Lisa stuffs him in a wooden trunk and the next morning gets Billy to lug it up to the attic for her. He discovers Lomax is inside but she quickly makes up a story that she saw Steele kill Lomax in the middle of the night. The old “turn them against each other” trick. There is hope for our Lisa yet. You think it would be easy to get rid of the other two. Billy doesn't want to be there anyway and it would be a cinch to kill Johnny Toenail Clippers. She would just need to sneak up on him while he is grooming. Suddenly Billy decides he needs to leave for a while but announces he will be back.
Steele wakes and demands that the axe-wielding nymph make him something to eat.
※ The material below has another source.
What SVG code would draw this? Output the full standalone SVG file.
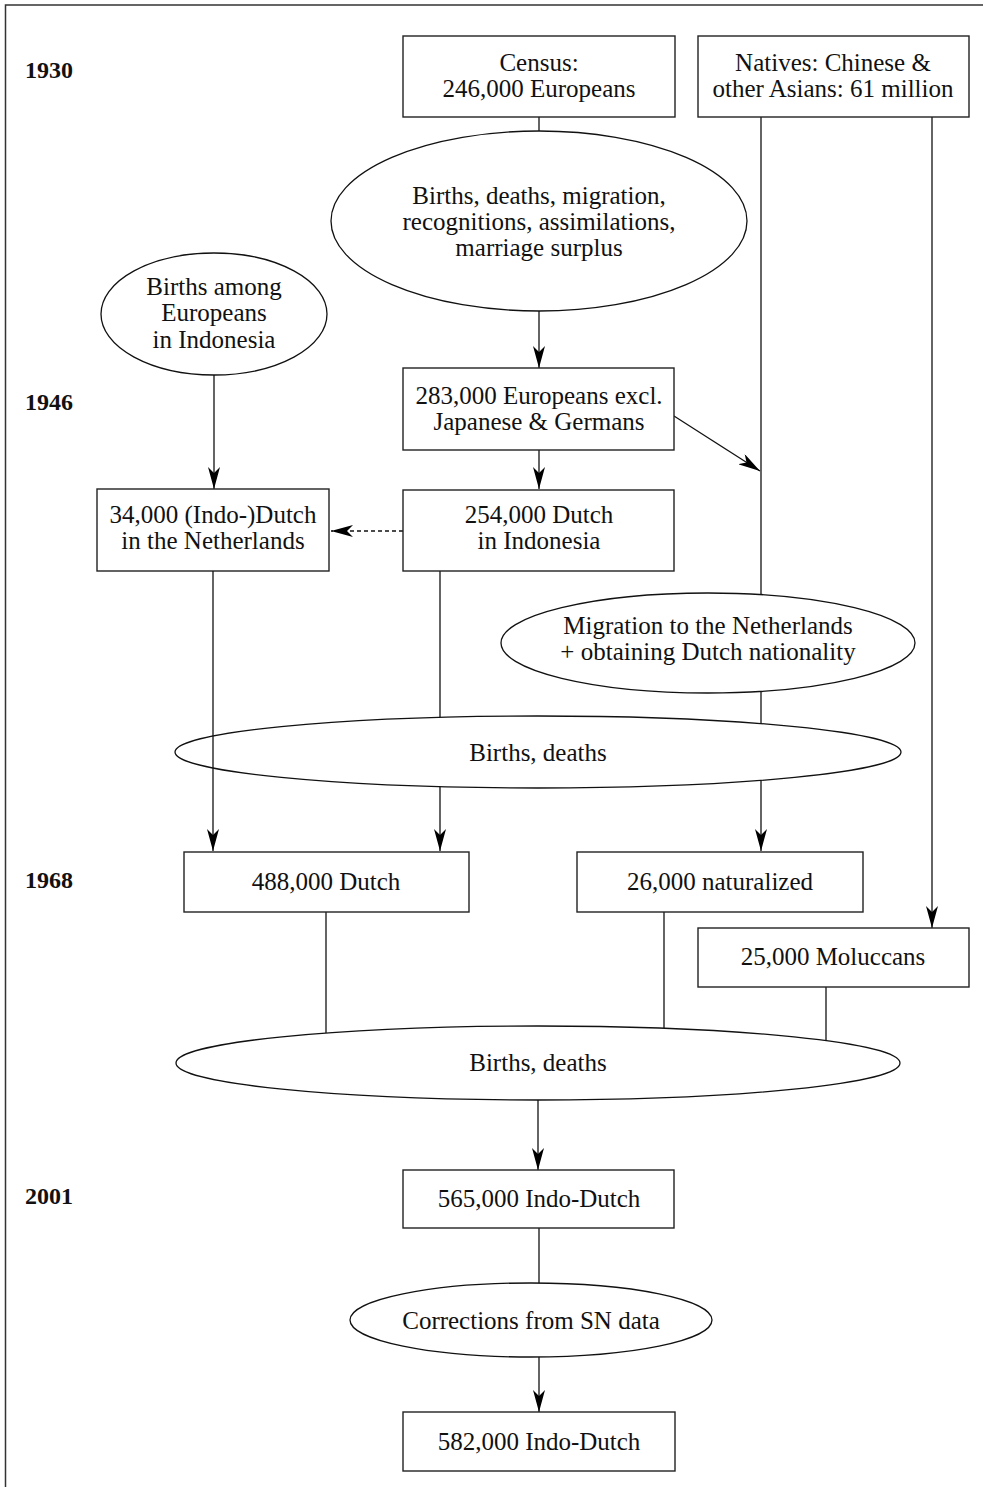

As she heats up a can of tomato soup he starts telling her how pretty she is and makes the creepy-crawly suggestion they do it in front of her grandfather. He drags her into the living room and they struggle for what seems like decades until Lisa finally is able to reach the axe conveniently placed next to the fireplace. She goes back to tending to lunch as if nothing has happened. Billy comes back and he sits down to lunch while Lisa feeds her grandfather soup. It is implied she has put Steele's blood into the soup. She would have to! One can of soup feeds three people? I don't think so.
Billy discovers what she has done and goes running wildly out of the house where he is awaited by two cops who immediately shoot him. Apparently in this town there is a “shoot first, ask questions later" policy firmly in place at the police department. Lisa is changed forever and even gets away with it. I don't think she was transformed by the experience so much as she was just waiting for people to show up at the farmhouse so she could kill them.
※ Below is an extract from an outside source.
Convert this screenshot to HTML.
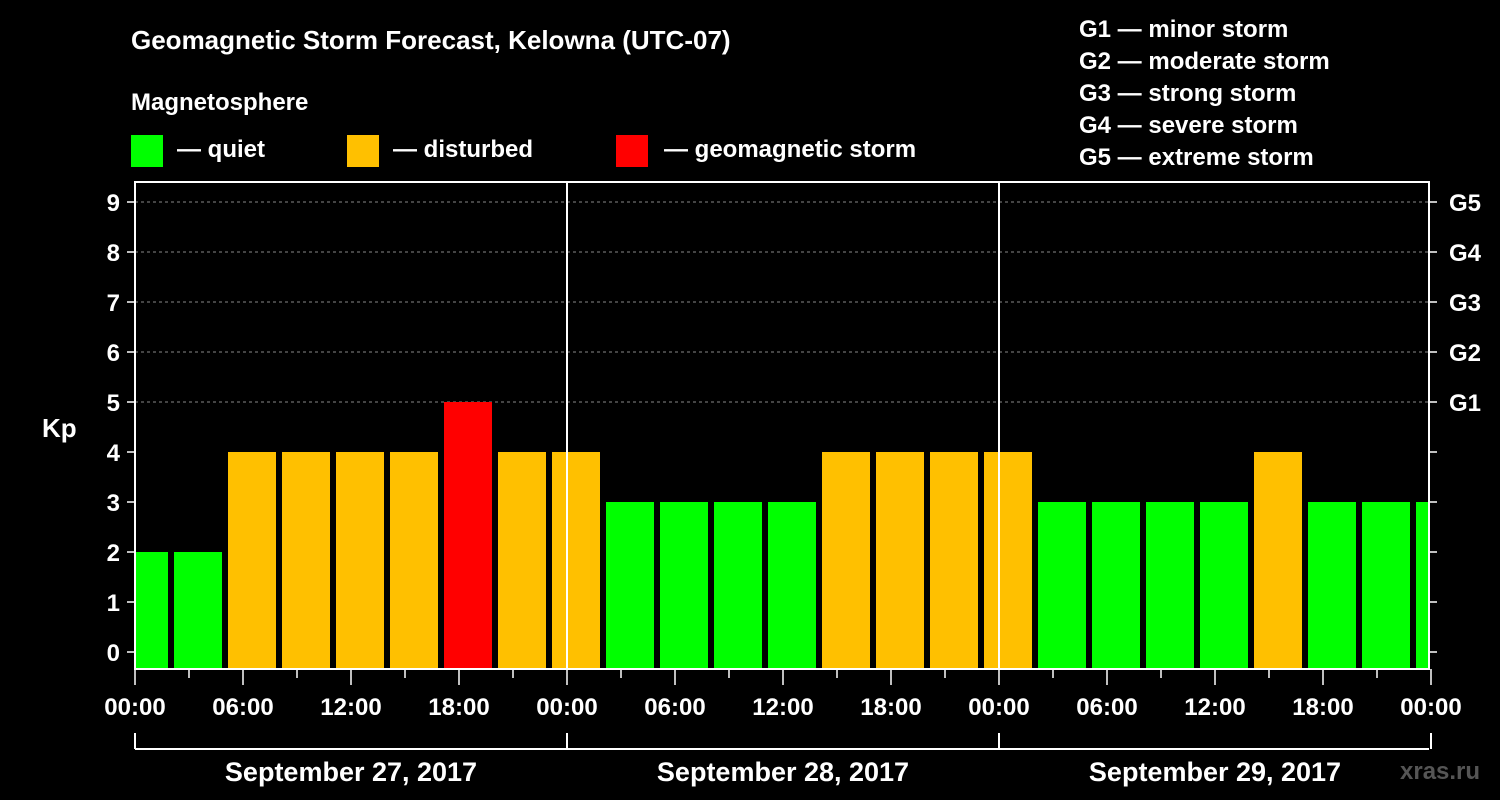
<!DOCTYPE html>
<html><head><meta charset="utf-8"><style>
body{margin:0;background:#000;}
svg{display:block;font-family:"Liberation Sans",sans-serif;font-weight:bold;}
</style></head><body>
<svg id="chart" width="1500" height="800" viewBox="0 0 1500 800">
<rect width="1500" height="800" fill="#000"/>
<text x="131" y="49" fill="#fff" font-size="26">Geomagnetic Storm Forecast, Kelowna (UTC-07)</text>
<text x="131" y="110" fill="#fff" font-size="24">Magnetosphere</text>
<g><rect x="131" y="135" width="32" height="32" fill="#00ff00"/><text x="177" y="157" fill="#fff" font-size="24">— quiet</text></g>
<g><rect x="347" y="135" width="32" height="32" fill="#ffc000"/><text x="393" y="157" fill="#fff" font-size="24">— disturbed</text></g>
<g><rect x="616" y="135" width="32" height="32" fill="#ff0000"/><text x="664" y="157" fill="#fff" font-size="24">— geomagnetic storm</text></g>
<g fill="#fff" font-size="24">
<text x="1079" y="37">G1 — minor storm</text>
<text x="1079" y="69">G2 — moderate storm</text>
<text x="1079" y="101">G3 — strong storm</text>
<text x="1079" y="133">G4 — severe storm</text>
<text x="1079" y="165">G5 — extreme storm</text>
</g>
<text x="42" y="437" fill="#fff" font-size="26">Kp</text>
<g id="plot"></g>
<text x="1400" y="779" fill="#555" font-size="24">xras.ru</text>
</svg>
<script>
const kpValues=[2,2,4,4,4,4,5,4,4,3,3,3,3,4,4,4,4,3,3,3,3,4,3,3,3];
const yTicks=[0,1,2,3,4,5,6,7,8,9];
const gLabels=["G1","G2","G3","G4","G5"];
const gLevels=[5,6,7,8,9];
const xTickLabels=["00:00","06:00","12:00","18:00","00:00","06:00","12:00","18:00","00:00","06:00","12:00","18:00","00:00"];
const dateLabels=["September 27, 2017","September 28, 2017","September 29, 2017"];
const L=135,R=1429,T=182,B=669;
const NS="http://www.w3.org/2000/svg";
const plot=document.getElementById('plot');
function y(v){return 652-v*50;}
function xh(h){return L+h*18;}
function mk(tag,attrs,parent){const e=document.createElementNS(NS,tag);for(const k in attrs)e.setAttribute(k,attrs[k]);(parent||plot).appendChild(e);return e;}
function color(v){return v>=5?"#ff0000":v>=4?"#ffc000":"#00ff00";}
// grid
gLevels.forEach((g)=>{const l=mk('line',{x1:L,x2:R,y1:y(g),y2:y(g),stroke:'#888','stroke-dasharray':'3,3','stroke-width':1});

});
// bars: bin i covers hours from 1.83+3*(i-1)
const clip=mk('clipPath',{id:'pc'});mk('rect',{x:L+1,y:T,width:R-L-1,height:B-T},clip);
const bg=mk('g',{'clip-path':'url(#pc)'});
kpValues.forEach((v,i)=>{const hs=(33/18)+3*(i-1);const x0=xh(hs)+6;const x1=xh(hs+3);
const r=mk('rect',{x:x0,y:y(v),width:x1-x0,height:B-1-y(v),fill:color(v)},bg);

});
// day separators
[24,48].forEach(h=>{const l=mk('line',{x1:xh(h),x2:xh(h),y1:T,y2:B,stroke:'#fff','stroke-width':2});

});
// frame
const fr=mk('rect',{x:L,y:T,width:R-L,height:B-T,fill:'none',stroke:'#fff','stroke-width':2});


// y ticks
yTicks.forEach(v=>{mk('line',{x1:L-8,x2:L,y1:y(v),y2:y(v),stroke:'#fff','stroke-width':1.5});
mk('line',{x1:R,x2:R+8,y1:y(v),y2:y(v),stroke:'#fff','stroke-width':1.5});
const t=mk('text',{x:L-15,y:y(v)+9,fill:'#fff','font-size':24,'text-anchor':'end'});t.textContent=v;

});
gLabels.forEach((g,i)=>{const t=mk('text',{x:R+20,y:y(gLevels[i])+9,fill:'#fff','font-size':24});t.textContent=g;

});
// x ticks
for(let h=0;h<=72;h+=3){const major=h%6===0;mk('line',{x1:xh(h),x2:xh(h),y1:B,y2:B+(major?16:9),stroke:'#fff','stroke-width':1.5});}
xTickLabels.forEach((s,i)=>{const t=mk('text',{x:xh(i*6),y:715,fill:'#fff','font-size':24,'text-anchor':'middle'});t.textContent=s;

});
// date bracket
mk('line',{x1:L,x2:R,y1:749,y2:749,stroke:'#fff','stroke-width':2});
[0,24,48,72].forEach(h=>mk('line',{x1:xh(h),x2:xh(h),y1:733,y2:749,stroke:'#fff','stroke-width':2}));
dateLabels.forEach((s,i)=>{const t=mk('text',{x:xh(i*24+12),y:781,fill:'#fff','font-size':27,'text-anchor':'middle'});t.textContent=s;

});
</script>
</body></html>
The interminable end credits leave you dumb-founded that it took nine dozen people to make this movie. There really was a script girl? There was an assistant to the sound man? Where the hell was he? Out taking the world's longest smoke break, I imagine. Also, there was a script consultant? Why wasn't there a consultant on whether they should have made the movie?
I gotta hand it to director Friedel though, who directed the equally as goofy 1976's DATE WITH A KIDNAPPER a year before he tackled AXE. He managed to make a Seventies exploitation movie about three criminals left alone with an attractive girl and avoided any nudity or graphic sex, which was a huge draw in many of the films BoxOffice Pictures International distributed.
I'm being tough on AXE, I know it. I mean, really, if the movie was so bad then why did I excitedly click on the extras section of the DVD immediately after the movie was over? Because I really do love this stuff, that's why. When it comes to these movies I'm like a drug addict. Yeah, you shoot up but you don't go around announcing to everyone you have an addiction to heroin.
But I can be myself around you guys, can't I?